David Blackburn

The declining years of biography

It is more than 30 years since Mark Amory declared biography dead, when he published his edition of Evelyn Waugh’s letters. Despite the best efforts of Victoria Glendinning (notably on Trollope) and Claire Tomalin (on Pepys and many others) there has been no grand critical resurrection since, until this year and the announcement of the shortlist for the Costa Awards. Sarah Bakewell’s life of Montaigne has received the recognition of which Spectator reviewers Philip Hensher and David Sexton believed it worthy.

However, every silver lining has its cloud: the judges chose only 3 biographies when they could have chosen 4, a decision that is being seen as a statement to support the fashionable view that publishers are growing uninterested in ‘serious biography’ as a genre. The Guardian reports:

‘Trollope biographer Victoria Glendinning told the Observer on Sunday that she was having to self-finance her research on her next subject, Sir Stamford Raffles. Bakewell said she was aware of this but was “positive and optimistic”. She added: “My own experience is very good but I also teach and some of my students have had fantastic success, they’ve done really well. It shows that if a story is good and original then it will find its market. Nobody is denying that things are difficult at the moment, they are for everyone, but I’m quite positive and optimistic.”’

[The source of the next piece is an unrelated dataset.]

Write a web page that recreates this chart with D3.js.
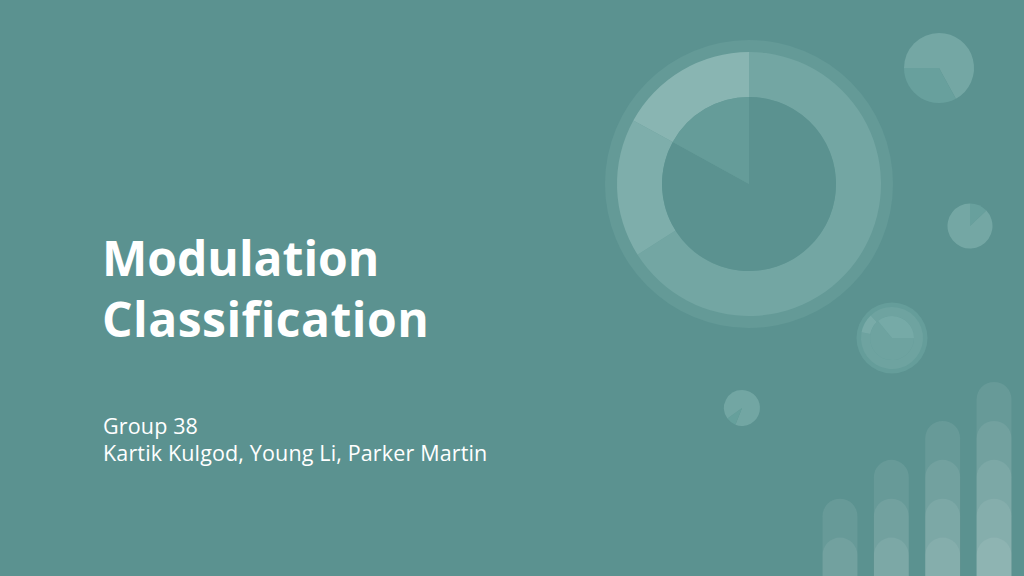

Sure, traditional publishers are lame in the new galloping market. But if Glendinning couldn’t find a modicum of help for so divisive (and therefore marketable) a subject as Raffles of Singapore then something must be up.            

In other news, the Costa’s poetry category will see a face-off between Sam Willetts, a 48-year-old former heroin addict and star graduate of Wadham College Oxofrd, and his publisher, Cape’s Robin Robertson, the very apogee of respectability.